今日、弱肉強食の新自由主義が横行する社会で社会矛盾が深刻となり、家庭・学校などでのイジメ・虐待や社会一般での刑事事件が頻発しているが、犯罪が引き起こされる社会的理由の解明が十分になされないままで、厳罰主義によってただ形式的に対処する傾向が司法・立法において顕著である。
 そして、行政改革による公務員の全般的削減傾向の中で、全国の警察官の定員は、二〇〇一年度二六万九九一〇人から二〇〇六年度二八万八四五一人に増大している。警察機構の肥大化とともに、「捜査協力」の名による持ち物検査の強要、微罪による逮捕、そして労働争議の弾圧など警察の横暴が目立っている。さらに、防犯カメラの設置、学校や地域商店街などと警察の連携強化などで「監視社会」の促進が進められている。
 また、六月六日に日本共産党によって、イラク派兵開始時における陸上自衛隊の情報保全隊による露骨な人民監視と威嚇を示す資料が公表されたが、憲兵隊の復活を思わせるこうした自衛隊の治安活動への乗り出しが目立ってきている。これと同時期に自衛隊と警察が連携しての、立川自衛隊監視テント村の自衛隊官舎反戦ビラ配布への不当逮捕が行なわれた。今年五月の沖縄辺野古への海上自衛隊出動は、事実上の治安出動であり、軍事国家への危険な転換点である。

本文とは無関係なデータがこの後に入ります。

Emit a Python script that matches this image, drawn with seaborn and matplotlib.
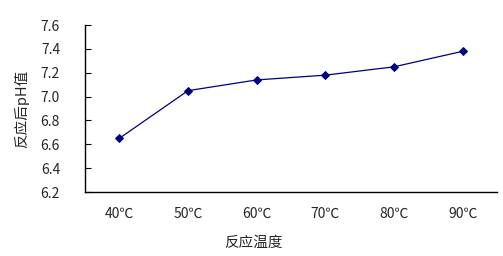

 新自由主義に即応した国家形態への転換は、戦後憲法と根本から対立するものとなっている。支配階級による憲法改悪の最大の狙いは、憲法9条改悪である。だが、支配階級は次には、国家主義的な観点から、「公共の利益」・「公益」の名によって人権を制約し、現憲法第25条(生存権)の変質化をも策動していることは明らかである。

 憲法改悪派を落選させよう

 この間、自公連立政権は自衛隊の海外派兵の本来任務化、集団的自衛権についての解釈改憲、防衛庁の省昇格、イラク派兵の延長など戦後の平和主義を破壊する策動を次々と強めている。来る参院選では、不利な状況に追い込まれた安倍連立政権の与党・自公を徹底的に追いつめ、憲法改悪阻止の闘いを発展させよう。と同時に、与野党を問わず札付きの憲法改悪派の議員を落選させ、平和主義、基本的人権、立憲主義(憲法は人権を保障するために存在し、国家権力を制約する)を堅持する議員を当選させよう。
 今夏の参院選がいかなる結果になろうとも、国会勢力の三分の二以上の改憲派をまとめるには、「大連立」的状況が不可欠である。全国的な憲法改悪反対の闘いの発展は、民主党内の改憲消極派を後押しし、自民・民主の「大連立」による国会発議を阻止することにつながるであろう。
 三年後以降の憲法改悪か否かをめぐる全人民的な決着を射程に入れて、改憲阻止勢力の共同を強化しつつ、保守リベラルへの浸透などウィングを右にもひろげつつ、反改憲の広範な共同戦線を形成し、憲法改悪阻止闘争を発展させよう。